Is TikTok Shop better than the Creator Rewards Program? For most creators with an engaged niche audience, yes — by a wide margin. Affiliate commissions on a million-view video routinely beat the per-view payout 5x to 20x. The two stack, so there's no reason to pick one.

Can creators outside the US earn? Yes, but only in countries where the Creator Rewards Program has launched. As of 2026 that includes the UK, France, Germany, Brazil, Japan, Italy, Spain, Canada, and Australia in addition to the US.

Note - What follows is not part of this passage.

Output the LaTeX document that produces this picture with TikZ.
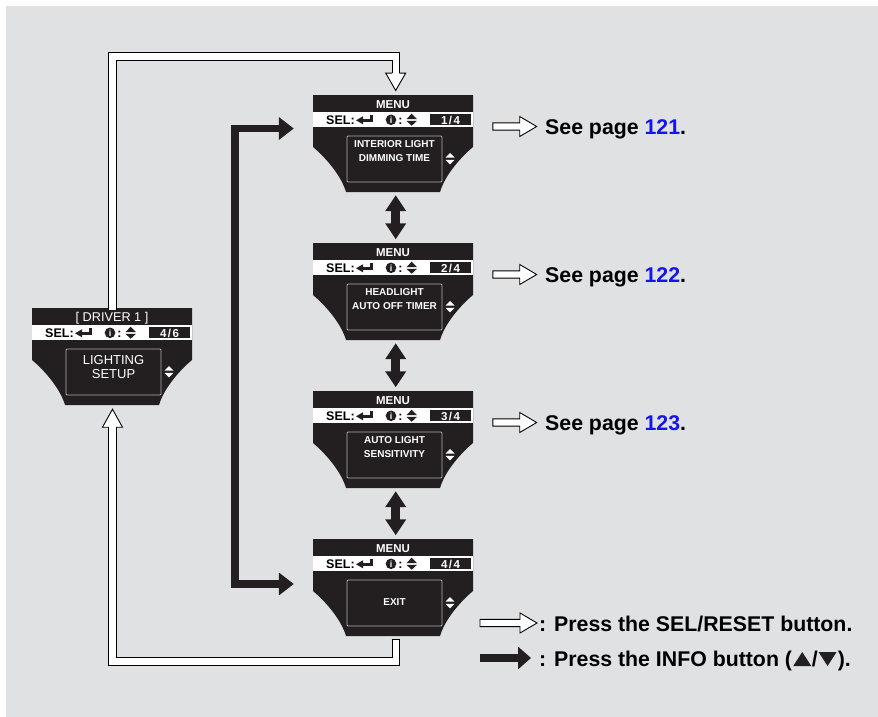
\documentclass[tikz,border=0pt]{standalone}
\usepackage{fontspec}
\setmainfont{Liberation Sans}
\usetikzlibrary{arrows.meta,calc}
\definecolor{bg}{RGB}{224,225,227}
\definecolor{scrblack}{RGB}{35,31,32}
\definecolor{pgblue}{RGB}{20,20,235}
\definecolor{boxedge}{RGB}{175,175,175}
\newcommand\innerfnt{\fontsize{10}{12}\selectfont\bfseries}
\newcommand\drvfnt{\fontsize{13}{14}\selectfont}
\newcommand\legfnt{\fontsize{21.3}{24}\selectfont\bfseries}
\newcommand\bandfnt{\fontsize{12.5}{14}\selectfont\bfseries}
\tikzset{
  scrnode/.style={inner sep=0pt, minimum width=160pt, minimum height=97pt, draw=none},
  lbl/.style={inner sep=0pt, anchor=base},
  hol/.style={fill=white, draw=black, line width=0.9pt, line join=miter},
  holshaft/.style={draw=black, line width=0.9pt, double=white, double distance=6.4pt, line join=miter},
  infoarr/.style={draw=scrblack, line width=7.5pt, line join=miter},
  dblarr/.style={draw=scrblack, line width=9pt, {Triangle[length=16pt,width=20pt]}-{Triangle[length=16pt,width=20pt]}},
}
% #1 name, #2 x0, #3 y0, #4 title, #5 page, #6 line1, #7 line2, #8 inner font, #9 y shift
\newcommand\drawscreen[9]{%
  \node[scrnode] (#1) at ({#2+80},{#3+48.5}) {};
  \fill[scrblack] (#2,#3) -- ({#2+160},#3) -- ({#2+160},{#3+52})
    .. controls ({#2+148},{#3+62}) and ({#2+132},{#3+80}) .. ({#2+127},{#3+97})
    -- ({#2+33},{#3+97})
    .. controls ({#2+28},{#3+80}) and ({#2+12},{#3+62}) .. (#2,{#3+52}) -- cycle;
  \fill[white] (#2,{#3+16.5}) rectangle ({#2+160},{#3+31.5});
  \node[lbl,text=white,font=\fontsize{11.5}{12}\selectfont\bfseries] (#1title) at ({#2+80},{#3+13}) {#4};
  \node[lbl,anchor=base west,font=\bandfnt] (#1sel) at ({#2+13},{#3+29.5}) {SEL:};
  \fill[scrblack] ({#2+43},{#3+25.3}) -- ({#2+50},{#3+21.3}) -- ({#2+50},{#3+29.3}) -- cycle;
  \fill[scrblack] ({#2+49.5},{#3+23.9}) rectangle ({#2+60},{#3+26.7});
  \fill[scrblack] ({#2+57.2},{#3+19.7}) rectangle ({#2+60},{#3+26.7});
  \fill[scrblack] ({#2+78},{#3+24.8}) circle[radius=5.3];
  \node[lbl,text=white,font=\fontsize{9}{9}\selectfont\bfseries] (#1info) at ({#2+78},{#3+28.3}) {i};
  \node[lbl,font=\bandfnt] (#1col) at ({#2+87.5},{#3+29.5}) {:};
  \fill[scrblack] ({#2+93.4},{#3+24.2}) -- ({#2+104},{#3+24.2}) -- ({#2+98.7},{#3+18.7}) -- cycle;
  \fill[scrblack] ({#2+93.4},{#3+25.8}) -- ({#2+104},{#3+25.8}) -- ({#2+98.7},{#3+30.7}) -- cycle;
  \fill[scrblack] ({#2+116.7},{#3+18.7}) rectangle ({#2+158.3},{#3+30.3});
  \node[lbl,text=white,font=\fontsize{11.5}{12}\selectfont\bfseries] (#1page) at ({#2+137.5},{#3+29}) {#5};
  \draw[boxedge, line width=0.8pt, rounded corners=1pt] ({#2+34},{#3+41}) rectangle ({#2+129},{#3+87});
  \node[lbl,text=white,font=#8] (#1la) at ({#2+81.5},{#3+52.2+#9}) {#6};
  \node[lbl,text=white,font=#8] (#1lb) at ({#2+81.5},{#3+66+#9}) {#7};
  \fill[white] ({#2+132.5},{#3+62.5}) -- ({#2+141.5},{#3+62.5}) -- ({#2+137},{#3+58}) -- cycle;
  \fill[white] ({#2+132.5},{#3+64.8}) -- ({#2+141.5},{#3+64.8}) -- ({#2+137},{#3+69.3}) -- cycle;
}
\newcommand\holarrow[2]{%
  \filldraw[hol] ($(#1)+(0,-3.65)$) -- ($(#2)+(-17,-3.65)$) -- ($(#2)+(-17,-10)$) -- (#2)
    -- ($(#2)+(-17,10)$) -- ($(#2)+(-17,3.65)$) -- ($(#1)+(0,3.65)$) -- cycle;}
\newcommand\pg[1]{#1\kern1.5pt/\kern1.5pt}
\begin{document}
\begin{tikzpicture}[x=1pt,y=-1pt]
\useasboundingbox (0,0) rectangle (878,717);
\fill[white] (0,0) rectangle (878,717);
\fill[bg] (6,6) rectangle (878,717);

% screens
\drawscreen{s0}{32}{308}{\mdseries\fontsize{12.7}{13}\selectfont[ DRIVER 1 ]}{\pg{4}6}{LIGHTING}{SETUP}{\drvfnt}{4}
\drawscreen{s1}{313}{95}{MENU}{\pg{1}4}{INTERIOR LIGHT}{DIMMING TIME}{\innerfnt}{0}
\drawscreen{s2}{313}{243}{MENU}{\pg{2}4}{HEADLIGHT}{AUTO OFF TIMER}{\innerfnt}{0}
\drawscreen{s3}{313}{391}{MENU}{\pg{3}4}{AUTO LIGHT}{SENSITIVITY}{\innerfnt}{0}
\drawscreen{s4}{313}{539}{MENU}{\pg{4}4}{}{EXIT}{\innerfnt}{0}

% top hollow loop (SEL/RESET) from s0 to s1
\coordinate (tlA) at (112.5,56.5);
\coordinate (tlB) at (395.7,56.5);
\draw[holshaft] ($(s0.north -| tlA)+(0,2)$) -- (tlA) -- (tlB) -- ($(s1.north -| tlB)+(0,-21.7)$);
\filldraw[hol] ($(s1.north -| tlB)+(-3.65,-21.7)$) -- ++(-6.35,0) -- ($(s1.north -| tlB)+(0,-4.3)$)
  -- ($(s1.north -| tlB)+(10,-21.7)$) -- ++(-6.35,0);

% bottom hollow loop from s4 to s0
\coordinate (blA) at (395.7,661.5);
\coordinate (blB) at (112.5,661.5);
\draw[holshaft] ($(s4.south -| blA)+(0,3.5)$) -- (blA) -- (blB) -- ($(s0.south -| blB)+(0,22)$);
\draw[black,line width=0.9pt] ($(s4.south -| blA)+(-4.1,3.5)$) -- ($(s4.south -| blA)+(4.1,3.5)$);
\filldraw[hol] ($(s0.south -| blB)+(-3.65,22)$) -- ++(-6.35,0) -- ($(s0.south -| blB)+(0,4)$)
  -- ($(s0.south -| blB)+(10,22)$) -- ++(-6.35,0);

% INFO connector s1 <-> s4
\coordinate (iT) at (235,128.5);
\coordinate (iB) at (235,584);
\draw[infoarr, {Triangle[length=15pt,width=22pt]}-{Triangle[length=15pt,width=22pt]}]
  ($(s1.west |- iT)+(-19,0)$) -- (iT) -- (iB) -- ($(s4.west |- iB)+(-19,0)$);

% double arrows between menu screens
\draw[dblarr] ($(s1.south)+(2.7,3)$) -- ($(s2.north)+(2.7,-3.5)$);
\draw[dblarr] ($(s2.south)+(2.7,3)$) -- ($(s3.north)+(2.7,-3.5)$);
\draw[dblarr] ($(s3.south)+(2.7,3)$) -- ($(s4.north)+(2.7,-3.5)$);

% see page labels
\node[lbl,anchor=base west,font=\legfnt] (p1) at (545,134) {See page \textcolor{pgblue}{121}.};
\node[lbl,anchor=base west,font=\legfnt] (p2) at (545,282) {See page \textcolor{pgblue}{122}.};
\node[lbl,anchor=base west,font=\legfnt] (p3) at (545,430) {See page \textcolor{pgblue}{123}.};
\coordinate (p1a) at ($(s1.east)+(19.7,-17)$);
\coordinate (p2a) at ($(s2.east)+(19.7,-17)$);
\coordinate (p3a) at ($(s3.east)+(19.7,-17)$);
\coordinate (p1b) at ($(p1.west |- p1a)+(-8.3,0)$);
\coordinate (p2b) at ($(p2.west |- p2a)+(-8.3,0)$);
\coordinate (p3b) at ($(p3.west |- p3a)+(-8.3,0)$);
\holarrow{p1a}{p1b}
\holarrow{p2a}{p2b}
\holarrow{p3a}{p3b}

% legend
\node[lbl,anchor=base west,font=\legfnt] (leg1) at (539,631) {: Press the SEL/RESET button.};
\node[lbl,anchor=base west,font=\legfnt] (leg2) at (539,666) {: Press the INFO button (};
\fill[scrblack] ($(leg2.base east)+(1,0)$) -- ++(18,0) -- ++(-9,-14) -- cycle;
\node[lbl,anchor=base west,font=\legfnt] (leg2s) at ($(leg2.base east)+(19.5,0)$) {/};
\fill[scrblack] ($(leg2s.base east)+(0.5,-14)$) -- ++(18,0) -- ++(-9,14) -- cycle;
\node[lbl,anchor=base west,font=\legfnt] (leg2e) at ($(leg2s.base east)+(19.5,0)$) {).};
\coordinate (lg1) at (480,623);
\coordinate (lg1t) at ($(leg1.west |- lg1)+(-2,0)$);
\holarrow{lg1}{lg1t}
\coordinate (lg2) at (480,658);
\coordinate (lg2t) at ($(leg2.west |- lg2)+(-8,0)$);
\draw[infoarr, -{Triangle[length=13pt,width=22pt]}] (lg2) -- (lg2t);
\end{tikzpicture}
\end{document}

What happens if I drop below 10,000 followers? You stop being eligible for Rewards Program payouts until you climb back above the threshold. You don't lose past earnings, but new views stop accruing.

Bottom line

TikTok pays roughly $0.40 to $1.20 per 1,000 views on qualifying content through the Creator Rewards Program in 2026, with niche being the biggest swing factor. The old Creator Fund is dead, and any blog post quoting $0.02 RPMs is describing a program that no longer takes new creators. Even on the new program, per-view earnings are usually the smallest slice of a serious creator's income — TikTok Shop affiliate commissions and brand deals do the heavy lifting, and what creators do with their audience off-platform decides whether the numbers compound or evaporate.

Key takeaways

  • Creator Rewards Program pays $0.40 to $1.20 per 1,000 qualifying views in 2026.
  • Videos must be over 60 seconds, original, on accounts with 10,000+ followers and 100,000+ views in 30 days.
  • The old Creator Fund (which paid $0.02 to $0.04 per 1,000) is closed and effectively dead.
  • Finance, tech, and B2B niches earn close to $1.20 RPM. Dance, gaming, and lip-sync earn $0.30 to $0.50.
  • A million views earns $400 to $1,200 — meaningful, but rarely the largest income stream.
  • TikTok Shop affiliate commissions (5 to 25 percent) and brand deals out-earn per-view payouts on most active creator accounts.
  • A link-in-bio routing audience to email lists, products, and affiliate offers turns one view into multiple revenue events.